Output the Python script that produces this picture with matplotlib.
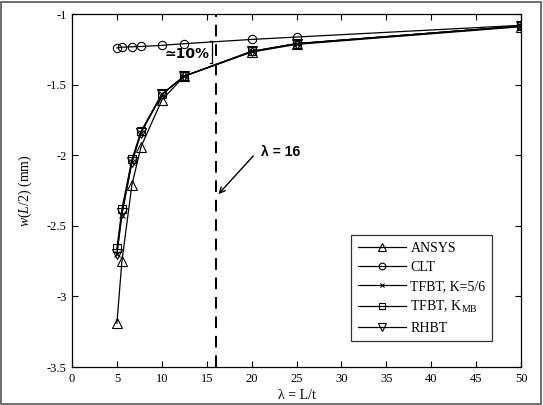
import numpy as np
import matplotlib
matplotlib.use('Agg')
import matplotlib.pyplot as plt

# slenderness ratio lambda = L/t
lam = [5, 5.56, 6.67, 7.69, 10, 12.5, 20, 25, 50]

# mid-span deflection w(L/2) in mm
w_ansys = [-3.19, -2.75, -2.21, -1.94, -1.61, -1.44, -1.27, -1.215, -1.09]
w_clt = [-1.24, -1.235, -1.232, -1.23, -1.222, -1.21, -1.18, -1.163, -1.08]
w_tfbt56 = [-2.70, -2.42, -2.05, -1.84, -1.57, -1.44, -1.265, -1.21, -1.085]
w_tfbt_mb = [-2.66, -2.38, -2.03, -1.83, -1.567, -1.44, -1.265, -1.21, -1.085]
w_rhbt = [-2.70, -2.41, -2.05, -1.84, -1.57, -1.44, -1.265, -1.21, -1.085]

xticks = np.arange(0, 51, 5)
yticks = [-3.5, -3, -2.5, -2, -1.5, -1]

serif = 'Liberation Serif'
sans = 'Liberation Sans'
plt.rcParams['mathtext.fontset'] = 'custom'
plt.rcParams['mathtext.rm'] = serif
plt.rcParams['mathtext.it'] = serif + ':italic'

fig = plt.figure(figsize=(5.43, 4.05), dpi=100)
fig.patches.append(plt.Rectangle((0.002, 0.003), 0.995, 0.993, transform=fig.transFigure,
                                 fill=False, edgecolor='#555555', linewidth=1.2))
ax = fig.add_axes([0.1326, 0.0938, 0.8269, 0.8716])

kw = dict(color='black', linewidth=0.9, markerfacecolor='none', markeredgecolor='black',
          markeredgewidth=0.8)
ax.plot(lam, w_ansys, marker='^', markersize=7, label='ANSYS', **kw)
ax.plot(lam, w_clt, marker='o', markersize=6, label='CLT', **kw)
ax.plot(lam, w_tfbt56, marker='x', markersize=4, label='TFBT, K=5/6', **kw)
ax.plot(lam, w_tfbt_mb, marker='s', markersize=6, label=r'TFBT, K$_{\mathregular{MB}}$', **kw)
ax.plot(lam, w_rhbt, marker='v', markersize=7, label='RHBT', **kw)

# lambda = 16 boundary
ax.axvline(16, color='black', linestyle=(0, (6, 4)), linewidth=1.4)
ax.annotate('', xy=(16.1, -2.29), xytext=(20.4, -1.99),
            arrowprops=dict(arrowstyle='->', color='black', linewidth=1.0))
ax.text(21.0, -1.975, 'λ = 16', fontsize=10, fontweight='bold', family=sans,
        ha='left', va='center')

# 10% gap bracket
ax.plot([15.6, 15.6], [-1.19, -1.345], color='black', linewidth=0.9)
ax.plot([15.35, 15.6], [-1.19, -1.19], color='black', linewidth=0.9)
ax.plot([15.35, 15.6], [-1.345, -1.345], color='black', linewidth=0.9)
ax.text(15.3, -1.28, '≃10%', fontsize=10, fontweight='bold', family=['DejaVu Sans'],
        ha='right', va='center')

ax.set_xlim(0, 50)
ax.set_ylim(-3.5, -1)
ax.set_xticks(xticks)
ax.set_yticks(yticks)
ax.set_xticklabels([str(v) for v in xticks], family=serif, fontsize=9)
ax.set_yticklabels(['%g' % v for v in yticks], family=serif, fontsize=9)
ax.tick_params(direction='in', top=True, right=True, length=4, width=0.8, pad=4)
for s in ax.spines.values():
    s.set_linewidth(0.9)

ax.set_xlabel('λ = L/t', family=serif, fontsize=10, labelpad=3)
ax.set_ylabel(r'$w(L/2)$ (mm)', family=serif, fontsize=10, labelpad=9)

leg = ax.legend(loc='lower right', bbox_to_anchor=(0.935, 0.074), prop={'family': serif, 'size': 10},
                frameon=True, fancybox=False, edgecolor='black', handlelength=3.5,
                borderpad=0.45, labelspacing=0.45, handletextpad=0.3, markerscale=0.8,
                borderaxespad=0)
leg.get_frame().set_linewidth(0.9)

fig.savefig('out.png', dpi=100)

□ □ □ □ □ □ □

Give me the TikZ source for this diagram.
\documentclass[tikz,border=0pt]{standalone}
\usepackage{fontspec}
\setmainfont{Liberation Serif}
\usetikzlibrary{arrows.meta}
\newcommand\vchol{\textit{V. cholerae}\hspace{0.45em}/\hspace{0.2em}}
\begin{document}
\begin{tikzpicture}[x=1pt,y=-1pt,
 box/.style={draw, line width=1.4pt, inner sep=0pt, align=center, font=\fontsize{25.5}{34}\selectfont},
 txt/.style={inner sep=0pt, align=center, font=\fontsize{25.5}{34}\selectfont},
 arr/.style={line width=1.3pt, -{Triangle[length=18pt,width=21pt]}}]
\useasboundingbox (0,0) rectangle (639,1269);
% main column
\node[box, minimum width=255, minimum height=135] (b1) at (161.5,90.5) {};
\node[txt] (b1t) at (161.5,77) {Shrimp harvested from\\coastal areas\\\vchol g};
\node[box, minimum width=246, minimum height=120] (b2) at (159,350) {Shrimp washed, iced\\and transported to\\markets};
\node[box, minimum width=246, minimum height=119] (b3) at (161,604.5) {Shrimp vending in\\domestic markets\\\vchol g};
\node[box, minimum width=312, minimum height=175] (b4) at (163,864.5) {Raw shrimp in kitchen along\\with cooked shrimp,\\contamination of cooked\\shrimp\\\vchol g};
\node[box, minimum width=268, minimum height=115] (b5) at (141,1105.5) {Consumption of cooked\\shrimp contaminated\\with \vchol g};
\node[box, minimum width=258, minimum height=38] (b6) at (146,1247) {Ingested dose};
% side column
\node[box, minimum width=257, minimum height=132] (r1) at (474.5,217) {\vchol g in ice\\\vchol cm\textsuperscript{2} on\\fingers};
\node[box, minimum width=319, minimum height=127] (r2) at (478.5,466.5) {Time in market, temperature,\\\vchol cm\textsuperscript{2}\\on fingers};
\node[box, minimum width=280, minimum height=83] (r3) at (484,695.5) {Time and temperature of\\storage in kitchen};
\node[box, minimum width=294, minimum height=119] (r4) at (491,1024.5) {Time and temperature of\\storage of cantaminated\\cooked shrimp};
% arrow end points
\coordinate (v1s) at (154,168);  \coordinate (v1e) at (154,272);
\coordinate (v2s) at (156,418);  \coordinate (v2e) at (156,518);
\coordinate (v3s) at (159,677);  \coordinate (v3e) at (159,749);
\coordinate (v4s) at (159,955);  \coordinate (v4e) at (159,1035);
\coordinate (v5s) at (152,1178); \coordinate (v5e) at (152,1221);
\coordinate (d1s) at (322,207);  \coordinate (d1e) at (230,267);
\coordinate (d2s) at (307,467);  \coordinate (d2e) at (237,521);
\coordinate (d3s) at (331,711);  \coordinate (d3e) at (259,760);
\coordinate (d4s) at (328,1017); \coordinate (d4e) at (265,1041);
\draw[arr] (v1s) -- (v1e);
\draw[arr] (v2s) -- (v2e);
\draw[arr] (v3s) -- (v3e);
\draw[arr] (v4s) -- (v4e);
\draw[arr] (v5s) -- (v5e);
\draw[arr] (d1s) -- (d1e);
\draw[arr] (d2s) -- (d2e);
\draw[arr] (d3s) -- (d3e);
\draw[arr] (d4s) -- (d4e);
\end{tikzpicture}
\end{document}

□ □ □ □ □ □ □

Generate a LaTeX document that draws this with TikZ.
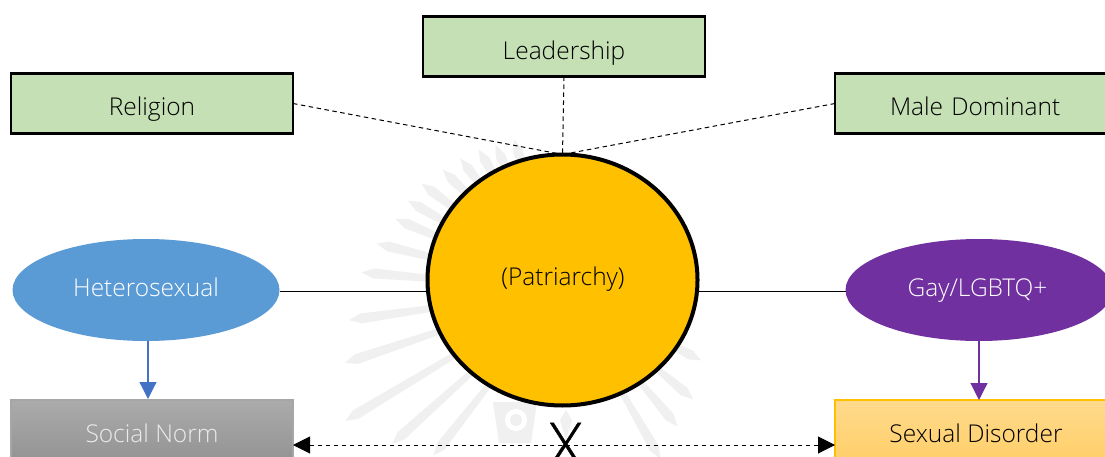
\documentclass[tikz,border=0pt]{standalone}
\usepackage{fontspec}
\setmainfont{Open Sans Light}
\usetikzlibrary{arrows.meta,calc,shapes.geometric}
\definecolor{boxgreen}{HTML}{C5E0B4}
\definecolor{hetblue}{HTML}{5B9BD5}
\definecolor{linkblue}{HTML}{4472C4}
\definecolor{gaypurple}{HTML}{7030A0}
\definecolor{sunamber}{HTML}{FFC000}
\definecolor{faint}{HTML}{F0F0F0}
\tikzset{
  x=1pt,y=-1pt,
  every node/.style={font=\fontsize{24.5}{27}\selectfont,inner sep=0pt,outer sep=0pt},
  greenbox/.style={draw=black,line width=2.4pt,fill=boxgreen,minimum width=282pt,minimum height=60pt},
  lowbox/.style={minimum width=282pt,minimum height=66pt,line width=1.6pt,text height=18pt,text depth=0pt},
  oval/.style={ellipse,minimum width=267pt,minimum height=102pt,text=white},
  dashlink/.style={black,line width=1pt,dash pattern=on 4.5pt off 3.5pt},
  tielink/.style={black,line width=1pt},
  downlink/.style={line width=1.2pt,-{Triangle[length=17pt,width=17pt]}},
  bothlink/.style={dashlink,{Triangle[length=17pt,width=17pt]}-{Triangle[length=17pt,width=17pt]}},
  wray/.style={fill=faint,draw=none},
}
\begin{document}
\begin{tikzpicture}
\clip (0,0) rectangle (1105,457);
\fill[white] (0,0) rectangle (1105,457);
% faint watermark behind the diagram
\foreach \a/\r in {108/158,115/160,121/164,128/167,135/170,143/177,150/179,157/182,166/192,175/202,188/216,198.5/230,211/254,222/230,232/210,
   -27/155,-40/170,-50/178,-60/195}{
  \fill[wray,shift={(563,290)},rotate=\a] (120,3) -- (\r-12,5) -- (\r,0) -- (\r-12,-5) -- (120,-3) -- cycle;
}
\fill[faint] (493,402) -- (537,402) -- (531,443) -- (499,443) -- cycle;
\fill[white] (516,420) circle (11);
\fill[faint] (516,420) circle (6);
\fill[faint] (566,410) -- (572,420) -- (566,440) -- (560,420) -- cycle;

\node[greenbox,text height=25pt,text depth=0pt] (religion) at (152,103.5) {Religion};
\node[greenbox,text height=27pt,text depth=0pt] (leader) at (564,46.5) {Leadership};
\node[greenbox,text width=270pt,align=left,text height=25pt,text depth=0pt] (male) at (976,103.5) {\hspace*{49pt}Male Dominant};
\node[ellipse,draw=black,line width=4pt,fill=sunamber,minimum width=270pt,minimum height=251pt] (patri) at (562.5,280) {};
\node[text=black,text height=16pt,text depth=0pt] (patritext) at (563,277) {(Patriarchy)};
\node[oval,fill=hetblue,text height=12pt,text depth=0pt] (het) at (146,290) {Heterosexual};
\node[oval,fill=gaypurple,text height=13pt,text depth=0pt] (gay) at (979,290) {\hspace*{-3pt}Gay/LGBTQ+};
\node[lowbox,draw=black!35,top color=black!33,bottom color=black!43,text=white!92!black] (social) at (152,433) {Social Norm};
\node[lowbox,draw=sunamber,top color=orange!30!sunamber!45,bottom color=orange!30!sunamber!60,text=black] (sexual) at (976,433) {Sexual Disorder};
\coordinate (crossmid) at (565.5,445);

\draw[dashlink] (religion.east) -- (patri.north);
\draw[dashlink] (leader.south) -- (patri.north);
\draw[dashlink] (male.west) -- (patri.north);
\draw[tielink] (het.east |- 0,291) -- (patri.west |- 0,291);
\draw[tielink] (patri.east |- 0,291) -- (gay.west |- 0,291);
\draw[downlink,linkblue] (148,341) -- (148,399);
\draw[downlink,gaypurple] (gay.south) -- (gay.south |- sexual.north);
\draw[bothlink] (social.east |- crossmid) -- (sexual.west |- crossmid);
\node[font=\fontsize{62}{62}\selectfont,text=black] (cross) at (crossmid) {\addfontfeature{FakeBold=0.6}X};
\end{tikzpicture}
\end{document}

□ □ □ □ □ □ □

DIRECTION » Beginning at the line above that contains "Output the Python", repeat each line exactly through the one that contains "ax = fig.add_axes([0.1326, 0.0938, 0.8269, 0.8716])", and leave out the pictures.

COMPLETED TASK »
Output the Python script that produces this picture with matplotlib.
import numpy as np
import matplotlib
matplotlib.use('Agg')
import matplotlib.pyplot as plt

# slenderness ratio lambda = L/t
lam = [5, 5.56, 6.67, 7.69, 10, 12.5, 20, 25, 50]

# mid-span deflection w(L/2) in mm
w_ansys = [-3.19, -2.75, -2.21, -1.94, -1.61, -1.44, -1.27, -1.215, -1.09]
w_clt = [-1.24, -1.235, -1.232, -1.23, -1.222, -1.21, -1.18, -1.163, -1.08]
w_tfbt56 = [-2.70, -2.42, -2.05, -1.84, -1.57, -1.44, -1.265, -1.21, -1.085]
w_tfbt_mb = [-2.66, -2.38, -2.03, -1.83, -1.567, -1.44, -1.265, -1.21, -1.085]
w_rhbt = [-2.70, -2.41, -2.05, -1.84, -1.57, -1.44, -1.265, -1.21, -1.085]

xticks = np.arange(0, 51, 5)
yticks = [-3.5, -3, -2.5, -2, -1.5, -1]

serif = 'Liberation Serif'
sans = 'Liberation Sans'
plt.rcParams['mathtext.fontset'] = 'custom'
plt.rcParams['mathtext.rm'] = serif
plt.rcParams['mathtext.it'] = serif + ':italic'

fig = plt.figure(figsize=(5.43, 4.05), dpi=100)
fig.patches.append(plt.Rectangle((0.002, 0.003), 0.995, 0.993, transform=fig.transFigure,
                                 fill=False, edgecolor='#555555', linewidth=1.2))
ax = fig.add_axes([0.1326, 0.0938, 0.8269, 0.8716])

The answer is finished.